Information shown:
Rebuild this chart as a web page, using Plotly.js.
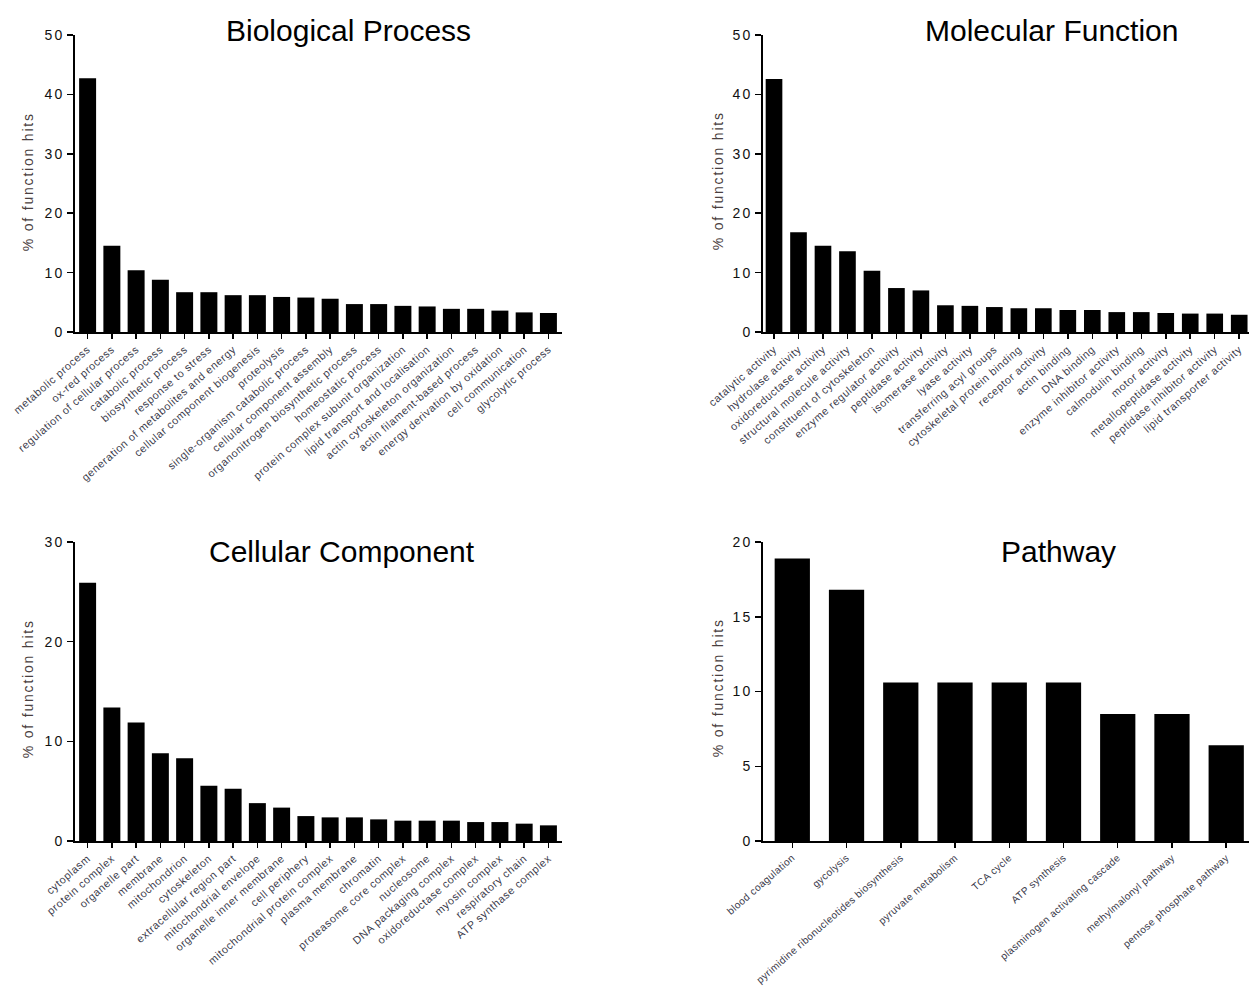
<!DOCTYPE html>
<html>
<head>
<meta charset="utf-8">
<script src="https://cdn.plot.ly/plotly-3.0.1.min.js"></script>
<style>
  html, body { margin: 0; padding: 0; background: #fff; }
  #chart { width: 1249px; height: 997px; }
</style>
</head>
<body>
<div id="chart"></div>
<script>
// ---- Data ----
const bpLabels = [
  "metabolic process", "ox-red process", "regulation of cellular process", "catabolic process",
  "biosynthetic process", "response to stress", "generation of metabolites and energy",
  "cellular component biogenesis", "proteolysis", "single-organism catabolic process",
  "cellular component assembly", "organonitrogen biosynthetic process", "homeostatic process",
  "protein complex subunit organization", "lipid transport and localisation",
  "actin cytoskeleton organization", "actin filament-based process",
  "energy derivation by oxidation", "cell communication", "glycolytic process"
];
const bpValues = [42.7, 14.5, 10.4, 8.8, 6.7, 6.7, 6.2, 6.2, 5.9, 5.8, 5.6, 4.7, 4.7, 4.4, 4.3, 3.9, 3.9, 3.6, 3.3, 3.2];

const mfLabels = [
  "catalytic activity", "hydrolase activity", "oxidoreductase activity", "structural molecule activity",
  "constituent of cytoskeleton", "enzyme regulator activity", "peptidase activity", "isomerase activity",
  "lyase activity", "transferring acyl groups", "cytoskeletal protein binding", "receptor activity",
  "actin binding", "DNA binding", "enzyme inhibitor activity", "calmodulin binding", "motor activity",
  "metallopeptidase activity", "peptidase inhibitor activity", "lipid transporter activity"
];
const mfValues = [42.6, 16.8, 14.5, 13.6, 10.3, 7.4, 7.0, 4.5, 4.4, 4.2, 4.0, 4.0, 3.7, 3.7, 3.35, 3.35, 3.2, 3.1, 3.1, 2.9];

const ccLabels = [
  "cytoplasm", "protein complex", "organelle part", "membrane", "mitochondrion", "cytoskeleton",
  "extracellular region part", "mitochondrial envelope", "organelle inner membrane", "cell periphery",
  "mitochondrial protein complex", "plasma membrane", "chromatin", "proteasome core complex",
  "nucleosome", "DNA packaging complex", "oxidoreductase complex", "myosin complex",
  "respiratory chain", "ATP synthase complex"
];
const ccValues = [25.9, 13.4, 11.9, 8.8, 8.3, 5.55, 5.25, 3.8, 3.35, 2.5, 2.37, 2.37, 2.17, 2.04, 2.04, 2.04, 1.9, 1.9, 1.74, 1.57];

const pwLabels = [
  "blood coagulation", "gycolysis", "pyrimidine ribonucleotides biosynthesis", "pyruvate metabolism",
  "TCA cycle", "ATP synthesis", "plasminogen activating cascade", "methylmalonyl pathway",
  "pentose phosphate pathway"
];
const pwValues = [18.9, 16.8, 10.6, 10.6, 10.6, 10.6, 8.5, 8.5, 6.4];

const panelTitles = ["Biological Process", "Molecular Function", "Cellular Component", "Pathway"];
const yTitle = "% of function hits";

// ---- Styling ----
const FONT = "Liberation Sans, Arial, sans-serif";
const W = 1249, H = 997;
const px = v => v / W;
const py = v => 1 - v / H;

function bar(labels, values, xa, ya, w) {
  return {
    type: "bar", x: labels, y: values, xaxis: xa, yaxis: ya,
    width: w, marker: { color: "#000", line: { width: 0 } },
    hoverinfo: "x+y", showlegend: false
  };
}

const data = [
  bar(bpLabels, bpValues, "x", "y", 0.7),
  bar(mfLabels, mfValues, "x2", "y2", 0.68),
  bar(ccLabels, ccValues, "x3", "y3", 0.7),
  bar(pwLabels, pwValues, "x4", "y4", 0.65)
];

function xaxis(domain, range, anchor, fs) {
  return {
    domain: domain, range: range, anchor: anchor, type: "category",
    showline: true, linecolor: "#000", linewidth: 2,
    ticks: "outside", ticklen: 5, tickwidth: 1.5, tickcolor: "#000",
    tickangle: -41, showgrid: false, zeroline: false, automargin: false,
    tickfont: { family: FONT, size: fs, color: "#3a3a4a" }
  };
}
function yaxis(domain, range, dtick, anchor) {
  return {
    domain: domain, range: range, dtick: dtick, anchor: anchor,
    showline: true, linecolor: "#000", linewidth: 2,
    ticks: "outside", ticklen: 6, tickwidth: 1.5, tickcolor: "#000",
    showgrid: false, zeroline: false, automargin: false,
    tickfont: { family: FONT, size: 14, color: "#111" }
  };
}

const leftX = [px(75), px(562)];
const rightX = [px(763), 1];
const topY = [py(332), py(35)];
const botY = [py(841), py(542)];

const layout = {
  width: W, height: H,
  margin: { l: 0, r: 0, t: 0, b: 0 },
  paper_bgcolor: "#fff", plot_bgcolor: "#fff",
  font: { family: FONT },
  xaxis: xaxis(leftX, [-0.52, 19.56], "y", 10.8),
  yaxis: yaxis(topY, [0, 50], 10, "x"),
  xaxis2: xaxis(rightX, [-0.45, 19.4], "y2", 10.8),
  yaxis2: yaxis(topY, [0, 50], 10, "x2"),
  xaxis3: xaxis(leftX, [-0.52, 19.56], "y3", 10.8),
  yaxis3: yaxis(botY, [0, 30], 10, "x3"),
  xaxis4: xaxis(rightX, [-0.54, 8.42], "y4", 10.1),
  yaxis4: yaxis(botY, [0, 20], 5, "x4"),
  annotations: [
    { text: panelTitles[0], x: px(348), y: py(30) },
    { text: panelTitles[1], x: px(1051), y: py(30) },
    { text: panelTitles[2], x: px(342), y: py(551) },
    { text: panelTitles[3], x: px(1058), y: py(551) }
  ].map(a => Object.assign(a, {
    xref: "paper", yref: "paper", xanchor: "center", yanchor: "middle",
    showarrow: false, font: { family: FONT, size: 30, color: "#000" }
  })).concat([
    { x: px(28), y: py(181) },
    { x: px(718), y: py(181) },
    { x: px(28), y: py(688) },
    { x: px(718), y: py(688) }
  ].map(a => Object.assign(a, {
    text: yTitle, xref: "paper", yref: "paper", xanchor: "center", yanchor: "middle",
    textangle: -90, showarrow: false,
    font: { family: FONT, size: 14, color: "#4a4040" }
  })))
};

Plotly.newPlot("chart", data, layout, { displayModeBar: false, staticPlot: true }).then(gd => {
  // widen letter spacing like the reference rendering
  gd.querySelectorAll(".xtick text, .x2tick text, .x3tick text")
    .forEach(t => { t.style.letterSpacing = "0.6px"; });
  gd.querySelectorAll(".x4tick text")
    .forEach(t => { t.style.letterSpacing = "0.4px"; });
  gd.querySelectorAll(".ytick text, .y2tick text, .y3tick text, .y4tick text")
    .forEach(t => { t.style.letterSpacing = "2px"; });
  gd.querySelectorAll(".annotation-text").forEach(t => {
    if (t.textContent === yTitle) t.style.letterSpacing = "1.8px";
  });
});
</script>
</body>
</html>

Set problem:
Restate the listing above word for word, and skip the pictures.

Response:
Rebuild this chart as a web page, using Plotly.js.
<!DOCTYPE html>
<html>
<head>
<meta charset="utf-8">
<script src="https://cdn.plot.ly/plotly-3.0.1.min.js"></script>
<style>
  html, body { margin: 0; padding: 0; background: #fff; }
  #chart { width: 1249px; height: 997px; }
</style>
</head>
<body>
<div id="chart"></div>
<script>
// ---- Data ----
const bpLabels = [
  "metabolic process", "ox-red process", "regulation of cellular process", "catabolic process",
  "biosynthetic process", "response to stress", "generation of metabolites and energy",
  "cellular component biogenesis", "proteolysis", "single-organism catabolic process",
  "cellular component assembly", "organonitrogen biosynthetic process", "homeostatic process",
  "protein complex subunit organization", "lipid transport and localisation",
  "actin cytoskeleton organization", "actin filament-based process",
  "energy derivation by oxidation", "cell communication", "glycolytic process"
];
const bpValues = [42.7, 14.5, 10.4, 8.8, 6.7, 6.7, 6.2, 6.2, 5.9, 5.8, 5.6, 4.7, 4.7, 4.4, 4.3, 3.9, 3.9, 3.6, 3.3, 3.2];

const mfLabels = [
  "catalytic activity", "hydrolase activity", "oxidoreductase activity", "structural molecule activity",
  "constituent of cytoskeleton", "enzyme regulator activity", "peptidase activity", "isomerase activity",
  "lyase activity", "transferring acyl groups", "cytoskeletal protein binding", "receptor activity",
  "actin binding", "DNA binding", "enzyme inhibitor activity", "calmodulin binding", "motor activity",
  "metallopeptidase activity", "peptidase inhibitor activity", "lipid transporter activity"
];
const mfValues = [42.6, 16.8, 14.5, 13.6, 10.3, 7.4, 7.0, 4.5, 4.4, 4.2, 4.0, 4.0, 3.7, 3.7, 3.35, 3.35, 3.2, 3.1, 3.1, 2.9];

const ccLabels = [
  "cytoplasm", "protein complex", "organelle part", "membrane", "mitochondrion", "cytoskeleton",
  "extracellular region part", "mitochondrial envelope", "organelle inner membrane", "cell periphery",
  "mitochondrial protein complex", "plasma membrane", "chromatin", "proteasome core complex",
  "nucleosome", "DNA packaging complex", "oxidoreductase complex", "myosin complex",
  "respiratory chain", "ATP synthase complex"
];
const ccValues = [25.9, 13.4, 11.9, 8.8, 8.3, 5.55, 5.25, 3.8, 3.35, 2.5, 2.37, 2.37, 2.17, 2.04, 2.04, 2.04, 1.9, 1.9, 1.74, 1.57];

const pwLabels = [
  "blood coagulation", "gycolysis", "pyrimidine ribonucleotides biosynthesis", "pyruvate metabolism",
  "TCA cycle", "ATP synthesis", "plasminogen activating cascade", "methylmalonyl pathway",
  "pentose phosphate pathway"
];
const pwValues = [18.9, 16.8, 10.6, 10.6, 10.6, 10.6, 8.5, 8.5, 6.4];

const panelTitles = ["Biological Process", "Molecular Function", "Cellular Component", "Pathway"];
const yTitle = "% of function hits";

// ---- Styling ----
const FONT = "Liberation Sans, Arial, sans-serif";
const W = 1249, H = 997;
const px = v => v / W;
const py = v => 1 - v / H;

function bar(labels, values, xa, ya, w) {
  return {
    type: "bar", x: labels, y: values, xaxis: xa, yaxis: ya,
    width: w, marker: { color: "#000", line: { width: 0 } },
    hoverinfo: "x+y", showlegend: false
  };
}

const data = [
  bar(bpLabels, bpValues, "x", "y", 0.7),
  bar(mfLabels, mfValues, "x2", "y2", 0.68),
  bar(ccLabels, ccValues, "x3", "y3", 0.7),
  bar(pwLabels, pwValues, "x4", "y4", 0.65)
];

function xaxis(domain, range, anchor, fs) {
  return {
    domain: domain, range: range, anchor: anchor, type: "category",
    showline: true, linecolor: "#000", linewidth: 2,
    ticks: "outside", ticklen: 5, tickwidth: 1.5, tickcolor: "#000",
    tickangle: -41, showgrid: false, zeroline: false, automargin: false,
    tickfont: { family: FONT, size: fs, color: "#3a3a4a" }
  };
}
function yaxis(domain, range, dtick, anchor) {
  return {
    domain: domain, range: range, dtick: dtick, anchor: anchor,
    showline: true, linecolor: "#000", linewidth: 2,
    ticks: "outside", ticklen: 6, tickwidth: 1.5, tickcolor: "#000",
    showgrid: false, zeroline: false, automargin: false,
    tickfont: { family: FONT, size: 14, color: "#111" }
  };
}

const leftX = [px(75), px(562)];
const rightX = [px(763), 1];
const topY = [py(332), py(35)];
const botY = [py(841), py(542)];

const layout = {
  width: W, height: H,
  margin: { l: 0, r: 0, t: 0, b: 0 },
  paper_bgcolor: "#fff", plot_bgcolor: "#fff",
  font: { family: FONT },
  xaxis: xaxis(leftX, [-0.52, 19.56], "y", 10.8),
  yaxis: yaxis(topY, [0, 50], 10, "x"),
  xaxis2: xaxis(rightX, [-0.45, 19.4], "y2", 10.8),
  yaxis2: yaxis(topY, [0, 50], 10, "x2"),
  xaxis3: xaxis(leftX, [-0.52, 19.56], "y3", 10.8),
  yaxis3: yaxis(botY, [0, 30], 10, "x3"),
  xaxis4: xaxis(rightX, [-0.54, 8.42], "y4", 10.1),
  yaxis4: yaxis(botY, [0, 20], 5, "x4"),
  annotations: [
    { text: panelTitles[0], x: px(348), y: py(30) },
    { text: panelTitles[1], x: px(1051), y: py(30) },
    { text: panelTitles[2], x: px(342), y: py(551) },
    { text: panelTitles[3], x: px(1058), y: py(551) }
  ].map(a => Object.assign(a, {
    xref: "paper", yref: "paper", xanchor: "center", yanchor: "middle",
    showarrow: false, font: { family: FONT, size: 30, color: "#000" }
  })).concat([
    { x: px(28), y: py(181) },
    { x: px(718), y: py(181) },
    { x: px(28), y: py(688) },
    { x: px(718), y: py(688) }
  ].map(a => Object.assign(a, {
    text: yTitle, xref: "paper", yref: "paper", xanchor: "center", yanchor: "middle",
    textangle: -90, showarrow: false,
    font: { family: FONT, size: 14, color: "#4a4040" }
  })))
};

Plotly.newPlot("chart", data, layout, { displayModeBar: false, staticPlot: true }).then(gd => {
  // widen letter spacing like the reference rendering
  gd.querySelectorAll(".xtick text, .x2tick text, .x3tick text")
    .forEach(t => { t.style.letterSpacing = "0.6px"; });
  gd.querySelectorAll(".x4tick text")
    .forEach(t => { t.style.letterSpacing = "0.4px"; });
  gd.querySelectorAll(".ytick text, .y2tick text, .y3tick text, .y4tick text")
    .forEach(t => { t.style.letterSpacing = "2px"; });
  gd.querySelectorAll(".annotation-text").forEach(t => {
    if (t.textContent === yTitle) t.style.letterSpacing = "1.8px";
  });
});
</script>
</body>
</html>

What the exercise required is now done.